Malgré toutes nos attentes,
il faut bien avouer que nous sommes restés très extérieur
à cette heure de musique.
Les meilleurs moments, limpides et
radieux, nous les devons au maestro Renzetti, qui se partageait entre sa
phalange et, une fois encore, les Choristes de Prague. Sinon, il faut malheureusement
s'interroger sur la simple adéquation vocale et stylistique de la
majorité des solistes que l'on aurait pu croire plus familiers de
ce répertoire.
La découverte du mezzo italien
Manuela Custer fut toutefois un vrai bonheur : lentement mais sûrement,
la chanteuse gravit les marches d'une belle carrière, à la
faveur notamment de sa collaboration avec Opera Rara (participation à
un volume d'Il Salotto, Emma dans la prochaine Zelmira, Pia di
Tolomei, etc.)
Au-delà des flammes écarlates
de sa tenue Gucci, Custer affiche un look résolument moderne. On
se prend immédiatement de sympathie pour l'artiste, simple et sincère.
Une des rares qui nous convaincra dans ses nombreux récitatifs.
La voix est saine, bien conduite, d'une belle projection et rendra justice
à une écriture diablement enlevée. Seule réserve,
nous entendons davantage un superbe Sesto de la Clemenza di Tito
qu'un véritable mezzo-soprano colorature rossinien.
Nous jetterons un voile pudique sur
la prestation de Carlo Lepore, qui pourtant nous avait ravi la veille en
basse comique dans la Matilde di Shabran. Lepore, hormis une fatigue
tout à fait compréhensible, ne possède, à aucun
moment, les moyens vocaux et encore moins stylistiques nécessaires
à cet emploi taillé sur mesure pour les immense moyens d'un
Galli à son apogée. Sans réclamer un Ramey, idéal,
on était en droit d'attendre simplement une basse avec une émission
correcte et un minimum d'autorité. On souffre avec le chanteur lors
de ce qui ressemble au déchiffrage manqué d'un écolier
suant de grosses gouttes. Au point qu'il pousse un soupir de soulagement
en se rasseyant... Nous aussi !
La très médiatique
et charismatique Darina Takova défendait la partie d'Argene. Takova
est notamment bien connue du public belge. Elle lui a offert une intéressante
et inattendue Semiramide, mais aussi une Lucia qui, par contre, s'est révélée
décevante.
Qu'est-il arrivé à la
soprano en cette chaude après-midi ? L'artiste nous semble être
passée complètement à côté de son concert.

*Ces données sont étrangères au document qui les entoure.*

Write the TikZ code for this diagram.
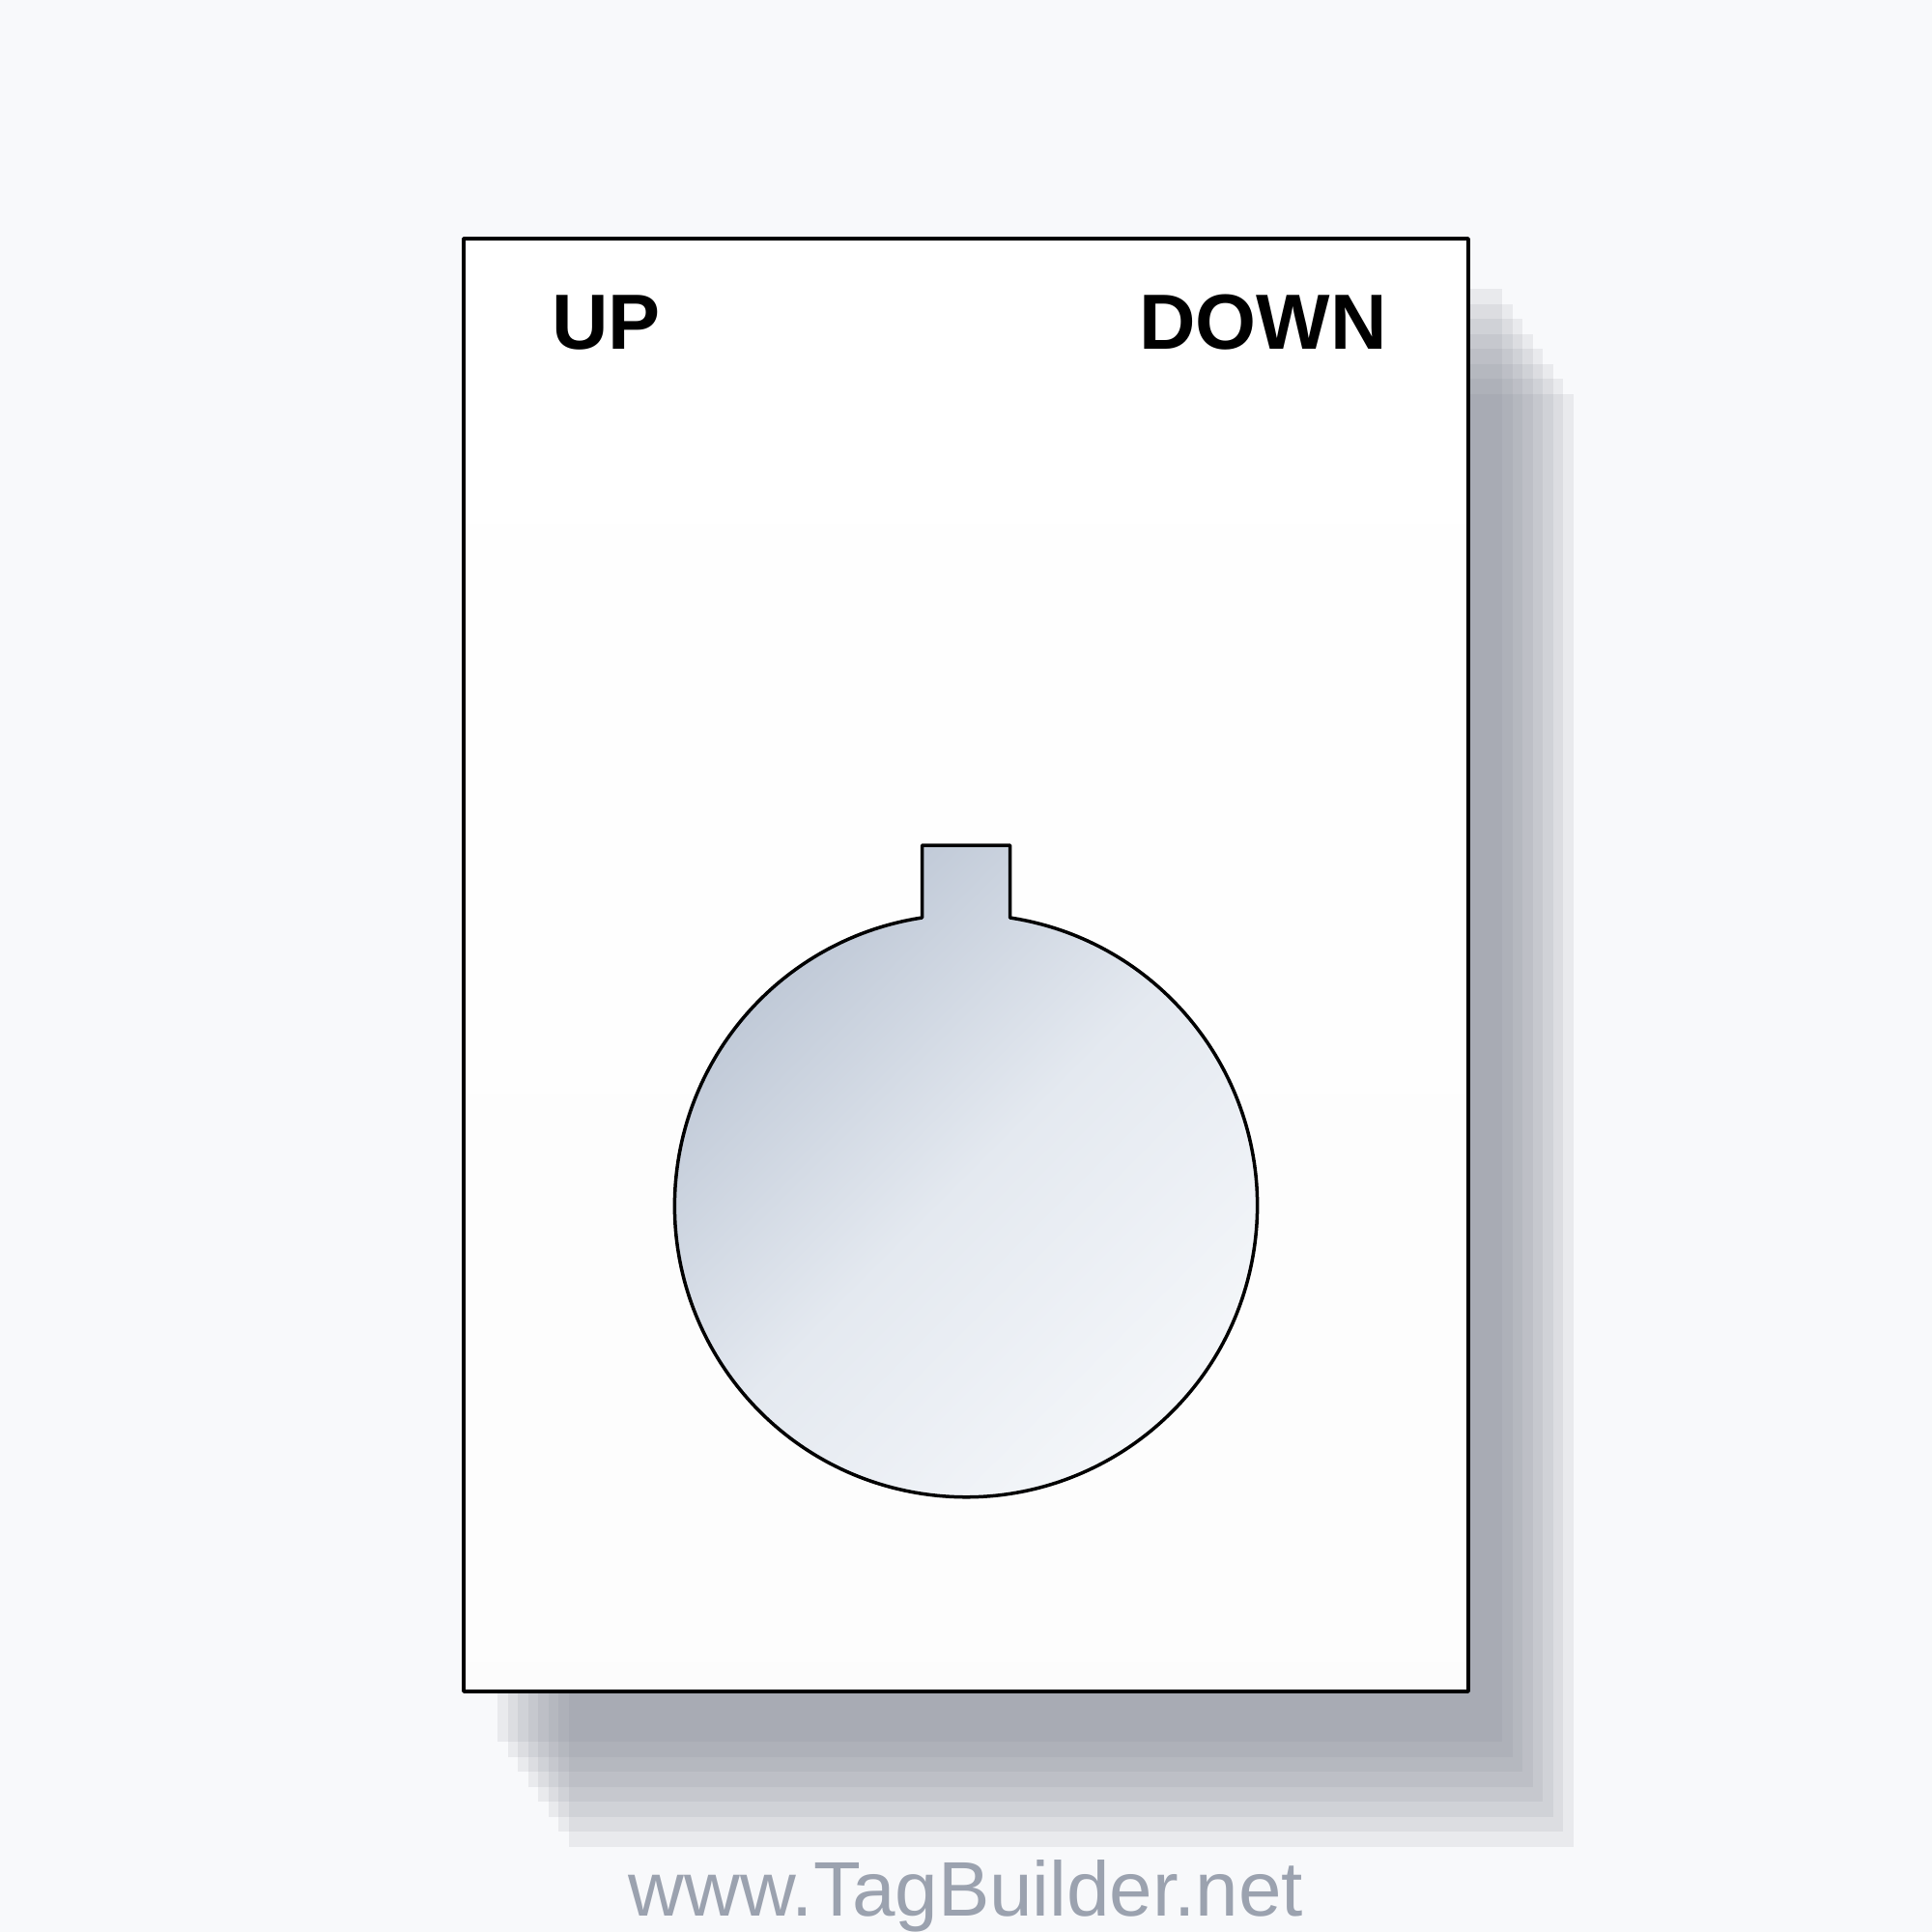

Incommodée par la chaleur ? Fatigue ? Indifférence ? La soprano
qui, pourtant, forte de moyens substantiels, est capable de grandes choses
dans un répertoire approprié, ne s'est montrée concernée
par aucune de ses interventions. Son meilleur moment reste le duo avec
la mezzo, cette dernière semblant la galvaniser quelque peu. Sa
scène solo tombe complètement à plat. Approximation,
timbre lourd, projection opaque, aigus durcis... Très curieuse prestation.

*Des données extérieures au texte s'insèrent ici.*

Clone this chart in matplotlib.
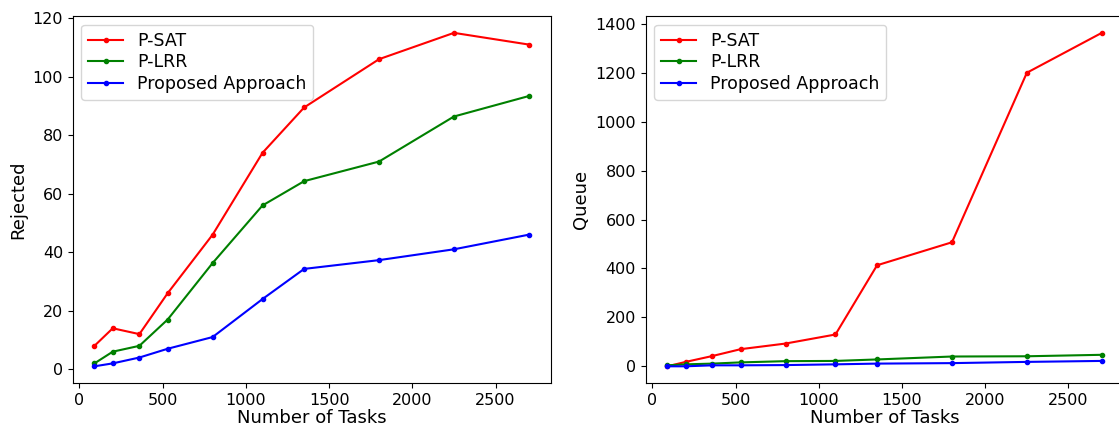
import numpy as np
import matplotlib
matplotlib.use('Agg')
import matplotlib.pyplot as plt

# number of tasks (x axis, shared by both panels)
tasks = [90, 200, 360, 530, 800, 1100, 1350, 1800, 2250, 2700]

# rejected tasks
rej_psat = [8, 14, 12, 26, 46, 74, 89.5, 106, 115, 111]
rej_plrr = [2, 6, 8, 17, 36.3, 56, 64.3, 71, 86.4, 93.4]
rej_prop = [1, 2, 4, 7, 11, 24, 34.3, 37.3, 41, 46]

# queue length
q_psat = [0, 18, 42, 70, 93, 130, 413, 507, 1200, 1363]
q_plrr = [4, 8, 11, 16, 21, 22, 28, 40, 41, 47]
q_prop = [0, 0, 4, 4, 5, 8, 11, 13, 18, 22]

labels = ['P-SAT', 'P-LRR', 'Proposed Approach']
colors = ['red', 'green', 'blue']

fig = plt.figure(figsize=(11.19, 4.26), dpi=100)
ax1 = fig.add_axes([0.065, 0.101, 0.427, 0.861])
ax2 = fig.add_axes([0.577, 0.101, 0.427, 0.861])

for ax, series, ylab in [(ax1, [rej_psat, rej_plrr, rej_prop], 'Rejected'),
                         (ax2, [q_psat, q_plrr, q_prop], 'Queue')]:
    for ys, lab, c in zip(series, labels, colors):
        ax.plot(tasks, ys, marker='.', markersize=6, color=c, label=lab)
    ax.set_xlabel('Number of Tasks', fontsize=13, labelpad=1)
    ax.set_ylabel(ylab, fontsize=13)
    ax.tick_params(labelsize=11.5)
    ax.set_xticks([0, 500, 1000, 1500, 2000, 2500])
    ax.legend(loc='upper left', fontsize=12.5, labelspacing=0.2)

fig.savefig('out.png', dpi=100)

Même si Takova nous semble, par nature, davantage destinée
à l'écriture donizettienne, nous l'avons rarement entendue
confrontée à de telles difficultés. Elle nous doit
une revanche.
Tombant de mal en pis, que dire de
Mario Zeffiri qui débutait au ROF cette année ? On retrouve
ce ténor grec très régulièrement dans le sillage
du maestro Zedda. Zeffiri est un bon professionnel et un bon musicien,
il nous est pourtant difficile de passer au-dessus de tant d'insuffisances
vocales : voix courte, tantôt nasale, tantôt engorgée,
timbre ingrat et émission "falsettisante" au point que Matteuzzi
passerait pour un "tenorissimo" !
Pour son malheur, le chanteur doit
défendre des thématiques que nous avons tous dans l'oreille
par Blake, Devia, voire Bartoli. Il les exécute avec une colorature
que l'on croyait révolue depuis Alva et Monti...

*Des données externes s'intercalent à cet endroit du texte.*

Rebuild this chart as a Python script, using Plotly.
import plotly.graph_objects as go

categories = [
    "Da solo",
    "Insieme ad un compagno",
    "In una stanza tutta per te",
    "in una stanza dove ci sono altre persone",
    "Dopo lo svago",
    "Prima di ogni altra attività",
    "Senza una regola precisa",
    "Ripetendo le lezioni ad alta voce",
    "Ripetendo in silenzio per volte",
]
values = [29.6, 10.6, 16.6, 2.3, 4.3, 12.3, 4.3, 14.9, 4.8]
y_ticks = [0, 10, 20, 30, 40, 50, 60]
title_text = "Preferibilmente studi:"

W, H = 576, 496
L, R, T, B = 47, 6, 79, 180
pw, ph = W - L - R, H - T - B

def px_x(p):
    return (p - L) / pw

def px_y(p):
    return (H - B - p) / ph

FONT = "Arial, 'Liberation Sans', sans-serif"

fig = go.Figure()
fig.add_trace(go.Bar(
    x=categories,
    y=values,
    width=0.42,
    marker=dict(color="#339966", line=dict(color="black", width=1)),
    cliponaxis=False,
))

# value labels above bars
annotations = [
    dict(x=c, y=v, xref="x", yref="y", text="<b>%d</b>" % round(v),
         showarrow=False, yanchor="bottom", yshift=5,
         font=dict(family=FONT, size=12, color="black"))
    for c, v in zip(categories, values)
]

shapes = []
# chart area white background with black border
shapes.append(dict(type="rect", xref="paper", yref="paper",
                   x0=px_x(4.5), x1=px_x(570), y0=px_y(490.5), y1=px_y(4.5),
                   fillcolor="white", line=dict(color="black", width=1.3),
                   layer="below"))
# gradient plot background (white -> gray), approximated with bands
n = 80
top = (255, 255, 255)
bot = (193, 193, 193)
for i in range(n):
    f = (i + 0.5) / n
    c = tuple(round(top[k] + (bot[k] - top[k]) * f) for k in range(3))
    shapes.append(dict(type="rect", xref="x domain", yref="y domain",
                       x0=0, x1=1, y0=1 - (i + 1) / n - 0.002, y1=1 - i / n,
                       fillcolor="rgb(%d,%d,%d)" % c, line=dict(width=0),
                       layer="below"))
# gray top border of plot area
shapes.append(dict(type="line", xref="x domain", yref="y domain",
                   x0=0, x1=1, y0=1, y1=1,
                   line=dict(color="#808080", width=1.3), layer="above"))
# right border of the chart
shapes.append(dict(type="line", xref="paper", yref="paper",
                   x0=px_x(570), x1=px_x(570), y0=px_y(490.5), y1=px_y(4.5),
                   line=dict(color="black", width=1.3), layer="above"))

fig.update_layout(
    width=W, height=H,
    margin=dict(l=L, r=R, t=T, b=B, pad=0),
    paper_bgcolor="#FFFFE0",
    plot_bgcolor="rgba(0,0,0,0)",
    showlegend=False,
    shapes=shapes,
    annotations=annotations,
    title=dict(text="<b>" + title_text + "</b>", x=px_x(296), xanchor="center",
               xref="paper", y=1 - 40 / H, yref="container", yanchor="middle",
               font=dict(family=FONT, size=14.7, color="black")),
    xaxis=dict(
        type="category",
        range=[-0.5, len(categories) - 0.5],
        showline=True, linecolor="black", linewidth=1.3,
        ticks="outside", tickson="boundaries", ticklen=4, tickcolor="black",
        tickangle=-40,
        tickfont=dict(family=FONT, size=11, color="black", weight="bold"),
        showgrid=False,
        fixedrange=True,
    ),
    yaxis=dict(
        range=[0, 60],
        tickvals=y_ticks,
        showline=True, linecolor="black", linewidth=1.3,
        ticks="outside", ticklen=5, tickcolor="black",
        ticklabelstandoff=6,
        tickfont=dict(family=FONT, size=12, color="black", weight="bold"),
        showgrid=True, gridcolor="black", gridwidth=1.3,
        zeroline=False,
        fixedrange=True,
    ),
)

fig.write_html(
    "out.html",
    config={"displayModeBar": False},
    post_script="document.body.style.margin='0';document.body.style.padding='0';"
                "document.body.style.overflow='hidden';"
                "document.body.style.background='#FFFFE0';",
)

Au final, malgré l'accueil bienveillant
d'un public aimable, nous ressortons avec la sensation d'être passé
à côté des beautés que recèle cette cantate.
Néanmoins, il nous semble que La Riconoscenza est mieux équilibrée
à la fois dans la répartition des timbres et des responsabilités
vocales comme dans sa forme musicale. Formons le voeu que Chailly aura
la bonne idée d'ajouter rapidement ce Vero Omaggio à
son calendrier de l'intégrale des cantates rossiniennes, avec, il
va sans dire, une distribution adéquate.